MAD as it seems, it was an interview that I wasn’t at all sure I wanted to do.

After all, it wasn’t long since I’d sat opposite another actor who was also a comedy hero – only to leave, bewildered by a performer who seemed at odds with himself and the world.

So when I got another call from my theatre PR pal, equally bruised by her week-long efforts to get positive interviews out of a comedian who seemed to have misplaced his sense of humour, I was wary.

“I know. I should have warned you,” she said. “But at first I thought it was me he didn’t get on with. Then I thought you’d never believe me – how difficult and unhelpful he is.”

The tone was definitely repentant, even a bit wheedling.

“This time it will be fine. This actor is a different kettle of fish altogether. He’s a lovely man.”

Well she would say that, wouldn’t she?

But I had to agree. After all, for years that’s how Richard Briers had captured the hearts of a nation. By being the sort of performer who could not only make you sigh contentedly knowing whatever show it was it was in safe hands. But by being able to light up screen and stage with his warmth, his intelligence and his sense of fun.

Here was an actor with talent and a definite twinkle.

But having just had my ears singed by talent having a tantrum, I was perhaps right to be worried.

Wouldn’t it be awful if another of my screen heroes turned out to be like my out of sorts comedian whose star as far as I was concerned hadn’t just waned but ceased to shine?

But of course, I gave in. I mean, how many people get a job this good?

And how glad I am that I did.

On a summer Saturday afternoon I watched Richard Briers and Peter Egan in cracking form on stage in Chekhov’s Uncle Vanya.

Would he be as good an interviewee as he was a performer? I was about to find out.

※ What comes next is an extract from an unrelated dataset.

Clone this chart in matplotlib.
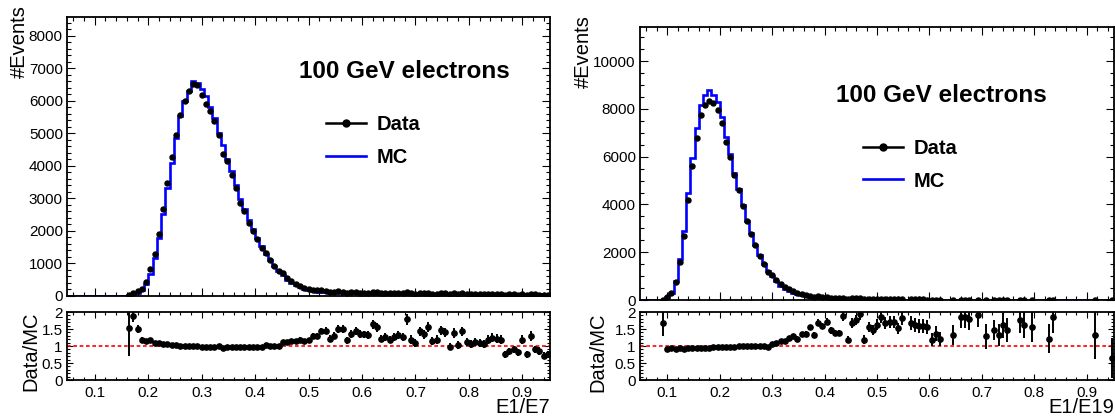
import numpy as np
import matplotlib
matplotlib.use("Agg")
import matplotlib.pyplot as plt
from matplotlib.lines import Line2D
from matplotlib.ticker import MultipleLocator, FormatStrFormatter

plt.rcParams["font.family"] = ["Liberation Sans", "DejaVu Sans"]

# Binning: 0.008 wide bins, the shown range is 0.048 - 0.952
BIN_LO = 0.048
BIN_HI = 0.952
N_BINS = 113

nan = np.nan

# E1/E7 (left) - MC counts per bin
mc_e7 = [
    0, 0, 0, 0, 0, 0, 0, 0, 0, 0,
    0, 0, 0, 10, 27, 42, 94, 188, 375, 690,
    1180, 1770, 2520, 3310, 4100, 4850, 5520, 5990, 6300, 6600,
    6540, 6380, 6150, 5800, 5480, 5000, 4650, 4220, 3850, 3420,
    2980, 2680, 2340, 2050, 1780, 1530, 1300, 1100, 920, 770,
    630, 500, 405, 330, 265, 215, 175, 148, 130, 118,
    108, 101, 96, 92, 88, 85, 82, 80, 78, 76,
    75, 73, 72, 71, 70, 69, 68, 68, 67, 66,
    66, 65, 64, 64, 63, 63, 62, 62, 61, 61,
    60, 60, 59, 59, 58, 58, 58, 57, 57, 57,
    56, 56, 56, 55, 55, 55, 54, 54, 54, 53,
    53, 53, 52,
]
# Data/MC ratio and its error
ratio_e7 = [
    nan, nan, nan, nan, nan, nan, nan, nan, nan, nan,
    nan, nan, nan, nan, 1.54, 1.89, 1.49, 1.19, 1.14, 1.19,
    1.09, 1.08, 1.06, 1.05, 1.04, 1.02, 1.01, 1.00, 1.00, 0.99,
    0.99, 0.97, 0.96, 0.98, 0.98, 0.99, 0.94, 0.98, 0.97, 0.97,
    0.96, 0.97, 0.96, 0.97, 0.98, 0.96, 1.02, 1.01, 1.01, 1.00,
    1.11, 1.12, 1.16, 1.16, 1.19, 1.14, 1.17, 1.29, 1.30, 1.45,
    1.45, 1.22, 1.30, 1.50, 1.50, 1.17, 1.36, 1.45, 1.36, 1.34,
    1.32, 1.64, 1.55, 1.22, 1.26, 1.19, 1.27, 1.33, 1.27, 1.78,
    1.19, 1.10, 1.43, 1.34, 1.56, 1.14, 1.19, 1.46, 1.40, 0.98,
    1.38, 1.02, 1.43, 1.12, 1.05, 1.12, 1.10, 1.05, 1.19, 1.24,
    1.22, 1.19, 0.76, 0.84, 0.90, 0.81, 1.19, 0.76, 1.29, 0.90,
    0.86, 0.71, 0.76,
]
ratio_err_e7 = [
    0, 0, 0, 0, 0, 0, 0, 0, 0, 0,
    0, 0, 0, 0, 0.84, 0.17, 0.12, 0.07, 0.05, 0.04,
    0.03, 0.03, 0.02, 0.02, 0.02, 0.02, 0.02, 0.02, 0.02, 0.02,
    0.02, 0.02, 0.02, 0.02, 0.02, 0.02, 0.02, 0.02, 0.02, 0.02,
    0.02, 0.02, 0.02, 0.02, 0.03, 0.03, 0.03, 0.03, 0.04, 0.04,
    0.05, 0.05, 0.06, 0.06, 0.07, 0.07, 0.08, 0.08, 0.09, 0.09,
    0.10, 0.10, 0.10, 0.11, 0.11, 0.10, 0.11, 0.12, 0.11, 0.11,
    0.11, 0.13, 0.13, 0.11, 0.12, 0.11, 0.12, 0.12, 0.12, 0.15,
    0.12, 0.12, 0.14, 0.13, 0.14, 0.12, 0.12, 0.14, 0.14, 0.11,
    0.14, 0.12, 0.14, 0.12, 0.12, 0.12, 0.12, 0.12, 0.13, 0.13,
    0.13, 0.13, 0.10, 0.11, 0.11, 0.11, 0.13, 0.10, 0.14, 0.11,
    0.11, 0.10, 0.10,
]

# E1/E19 (right)
mc_e19 = [
    0, 0, 0, 0, 0, 7, 120, 300, 800, 1700,
    2900, 4500, 5950, 7200, 8150, 8580, 8790, 8580, 8300, 7640,
    6830, 6100, 5320, 4650, 3960, 3300, 2800, 2300, 1880, 1520,
    1230, 1000, 780, 600, 480, 380, 300, 240, 190, 150,
    120, 100, 88, 78, 70, 63, 57, 52, 48, 44,
    41, 38, 35, 33, 31, 29, 27, 25, 24, 22,
    21, 20, 19, 18, 17, 16, 15, 14, 14, 13,
    12, 12, 11, 11, 10, 10, 9, 9, 9, 8,
    8, 8, 7, 7, 7, 6, 6, 6, 6, 5,
    5, 5, 5, 5, 4, 4, 4, 4, 4, 4,
    4, 3, 3, 3, 3, 3, 3, 3, 3, 3,
    3, 3, 3,
]
ratio_e19 = [
    nan, nan, nan, nan, nan, 1.68, 0.92, 0.93, 0.92, 0.93,
    0.92, 0.93, 0.94, 0.94, 0.95, 0.95, 0.95, 0.96, 0.96, 0.97,
    0.97, 0.98, 0.98, 0.99, 0.99, 1.00, 0.99, 1.00, 0.99, 1.00,
    0.97, 1.05, 1.08, 1.15, 1.16, 1.24, 1.29, 1.22, 1.35, 1.36,
    1.55, 1.33, 1.69, 1.60, 1.71, 1.46, 1.38, 1.38, 1.88, 1.19,
    1.67, 1.76, 1.93, 1.19, 1.57, 1.48, 1.62, 1.86, 1.67, 1.71,
    1.71, 1.52, 1.81, nan, 1.67, 1.62, 1.59, 1.59, 1.55, 1.19,
    1.36, 1.21, nan, nan, 1.33, nan, 1.86, 1.86, 1.79, nan,
    1.92, nan, 1.28, nan, 1.47, 1.33, 1.61, 1.47, nan, nan,
    1.77, 1.61, nan, 1.56, nan, nan, nan, 1.21, 1.84, nan,
    nan, nan, nan, nan, nan, nan, nan, nan, 1.33, nan,
    nan, nan, 0.65,
]
ratio_err_e19 = [
    0, 0, 0, 0, 0, 0.39, 0.06, 0.04, 0.03, 0.02,
    0.02, 0.02, 0.02, 0.02, 0.02, 0.02, 0.02, 0.02, 0.02, 0.02,
    0.02, 0.02, 0.02, 0.02, 0.02, 0.02, 0.02, 0.02, 0.02, 0.02,
    0.03, 0.03, 0.04, 0.04, 0.05, 0.05, 0.06, 0.06, 0.07, 0.07,
    0.08, 0.08, 0.09, 0.09, 0.10, 0.10, 0.10, 0.10, 0.13, 0.10,
    0.14, 0.15, 0.16, 0.12, 0.15, 0.15, 0.16, 0.18, 0.17, 0.18,
    0.18, 0.17, 0.20, 0, 0.20, 0.20, 0.21, 0.21, 0.21, 0.19,
    0.22, 0.21, 0, 0, 0.30, 0, 0.33, 0.33, 0.33, 0,
    0.35, 0, 0.36, 0, 0.30, 0.32, 0.36, 0.34, 0, 0,
    0.40, 0.38, 0, 0.44, 0, 0, 0, 0.43, 0.45, 0,
    0, 0, 0, 0, 0, 0, 0, 0, 0.72, 0,
    0, 0, 0.60,
]

TITLE = "100 GeV electrons"


def style_axes(ax, tick_len):
    ax.tick_params(which="both", direction="in", top=True, right=True,
                   labelsize=11, width=0.8, pad=3)
    ax.tick_params(which="major", length=tick_len)
    ax.tick_params(which="minor", length=tick_len / 2)
    for sp in ax.spines.values():
        sp.set_linewidth(1.3)


def draw_panel(fig, main_rect, ratio_rect, mc, ratio, ratio_err, xlabel,
               ymajor, yminor, text_pos, legend_pos, ylab_x, rlab_x, rlab_y):
    edges = np.linspace(BIN_LO, BIN_HI, N_BINS + 1)
    centers = 0.5 * (edges[:-1] + edges[1:])
    mc = np.array(mc, dtype=float)
    ratio = np.array(ratio, dtype=float)
    err = np.array(ratio_err, dtype=float)
    data = mc * ratio

    # main histogram
    ax = fig.add_axes(main_rect)
    ax.stairs(mc, edges, color="blue", lw=1.9, zorder=2)
    ax.plot(centers, data, "o", color="black", ms=3.6, zorder=3)
    ax.set_xlim(BIN_LO, BIN_HI)
    ax.set_ylim(0, 1.3 * mc.max())
    ax.xaxis.set_major_locator(MultipleLocator(0.1))
    ax.xaxis.set_minor_locator(MultipleLocator(0.02))
    ax.yaxis.set_major_locator(MultipleLocator(ymajor))
    ax.yaxis.set_minor_locator(MultipleLocator(yminor))
    style_axes(ax, 5.8)
    ax.tick_params(labelbottom=False)
    ax.set_ylabel("#Events", fontsize=14.5, loc="top")
    ax.yaxis.set_label_coords(ylab_x, 1.043)

    ax.text(text_pos[0], text_pos[1], TITLE, transform=ax.transAxes,
            fontsize=17.5, fontweight="bold", va="center", ha="left")

    handles = [Line2D([], [], color="black", marker="o", ms=5, lw=1.8),
               Line2D([], [], color="blue", lw=1.9)]
    ax.legend(handles, ["Data", "MC"], loc="upper left",
              bbox_to_anchor=legend_pos, frameon=False,
              prop={"weight": "bold", "size": 14.5}, handlelength=2.0,
              handletextpad=0.5, labelspacing=0.66, borderpad=0,
              borderaxespad=0)

    # ratio pad
    rx = fig.add_axes(ratio_rect)
    ok = ~np.isnan(ratio)
    rx.errorbar(centers[ok], ratio[ok], yerr=err[ok], fmt="o", color="black",
                ms=3.8, elinewidth=1.4, capsize=0, zorder=3)
    rx.axhline(1.0, color="red", lw=1.2, ls=(0, (2.2, 1.6)), zorder=2)
    rx.set_xlim(BIN_LO, BIN_HI)
    rx.set_ylim(0, 2)
    rx.xaxis.set_major_locator(MultipleLocator(0.1))
    rx.xaxis.set_minor_locator(MultipleLocator(0.02))
    rx.yaxis.set_major_locator(MultipleLocator(0.5))
    rx.yaxis.set_minor_locator(MultipleLocator(0.1))
    rx.xaxis.set_major_formatter(FormatStrFormatter("%g"))
    rx.yaxis.set_major_formatter(FormatStrFormatter("%g"))
    style_axes(rx, 4.5)
    rx.tick_params(axis="x", pad=4.5)
    rx.set_ylabel("Data/MC", fontsize=14.5)
    rx.yaxis.set_label_coords(rlab_x, rlab_y)
    rx.set_xlabel(xlabel, fontsize=14.5, loc="right")
    rx.xaxis.set_label_coords(1.0, -0.27)


fig = plt.figure(figsize=(11.15, 4.16), dpi=100)

draw_panel(fig, [0.0601, 0.2885, 0.4332, 0.6707],
           [0.0601, 0.0865, 0.4332, 0.1635],
           mc_e7, ratio_e7, ratio_err_e7, "E1/E7",
           1000, 200, (0.480, 0.806), (0.536, 0.647), -0.078, -0.056, 0.43)

draw_panel(fig, [0.574, 0.2788, 0.4251, 0.6563],
           [0.574, 0.0865, 0.4251, 0.1635],
           mc_e19, ratio_e19, ratio_err_e19, "E1/E19",
           2000, 500, (0.4135, 0.750), (0.470, 0.589), -0.099, -0.068, 0.41)

fig.savefig("out.png", dpi=100)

The man who wandered barefoot into his dressing room, his hair still damp from the shower couldn’t have been sunnier. He was worried that he’d kept me waiting.

Chekhov and a baking hot Manchester afternoon were apparently a steamy combination.

“You do take your life in your hands on tour,” he grinned, recalling a worse roasting still in Bath where he played Lear when the temperatures on stage had hit 103 degrees.

A knock on the door was followed by the face of Peter Egan who was off with fellow actor Jimmy Yuill in search of fresh air and refreshment.

They were keen that Richard Briers should follow. Near neighbours in Chiswick, the two were clearly mates and not averse to a laugh.

“Peter’s a bit of a giggler,” said Richard. “I have to say a line in the play, ‘All he was was the son of a sexton.’

“Last night I couldn’t remember the word and eventually said – chorister! Peter had hysterics.”

That interview was more than 20 years ago but it was brought vividly to mind with the sad news this week of Richard Briers’ death at the age of 79.

That long ago day we chatted about his family, about theatre, television and of course, about Kenneth Branagh, the man Richard Briers reckoned had brought something of a renaissance to his career.

“He’s transformed my life,” he said. “It’s great to be an all round actor. I’ve done a bit of fielding, a bit of bowling, keeping wicket and batting!”

And he illustrated the point with a story about how he and his actress wife, Ann had spotted two theatre posters while on tour in Newcastle.

One was for a production of Lear by Branagh’s Renaissance Theatre Company in which Richard Briers had played the title role.

“The other was for Les Dawson in Run For Your Wife and I said, ‘I’ve done that as well.’”

“A good actor should be able to do both. Well at least have a go at Lear!”

And that last remark certainly sums up the Richard Briers I met.

For an actor who dominated our television screens for years, he could not have been more modest, more self-effacing and downright good fun.

“Life is very ordinary,” he said. “I walk the dog twice a day when I’m home. I collect second-hand gardening books.

“I like gardening. Well,” he joked, “I cut the grass and do the edges.”

And talking of neighbours, what about that man Tom? Would it be such a Good Life with him over the garden wall?

“I wouldn’t want Tom for a neighbour,” he said happily.

“I’m more like Jerry. I think I would have to move.”

Listening this week to Penelope Keith, Richard Briers’ co-star on The Good Life, I thought she summed him up perfectly.

“He was what it said on the tin; a thoroughly nice chap” .

And a hugely talented one too. A good life then and one that was anything but “ordinary.”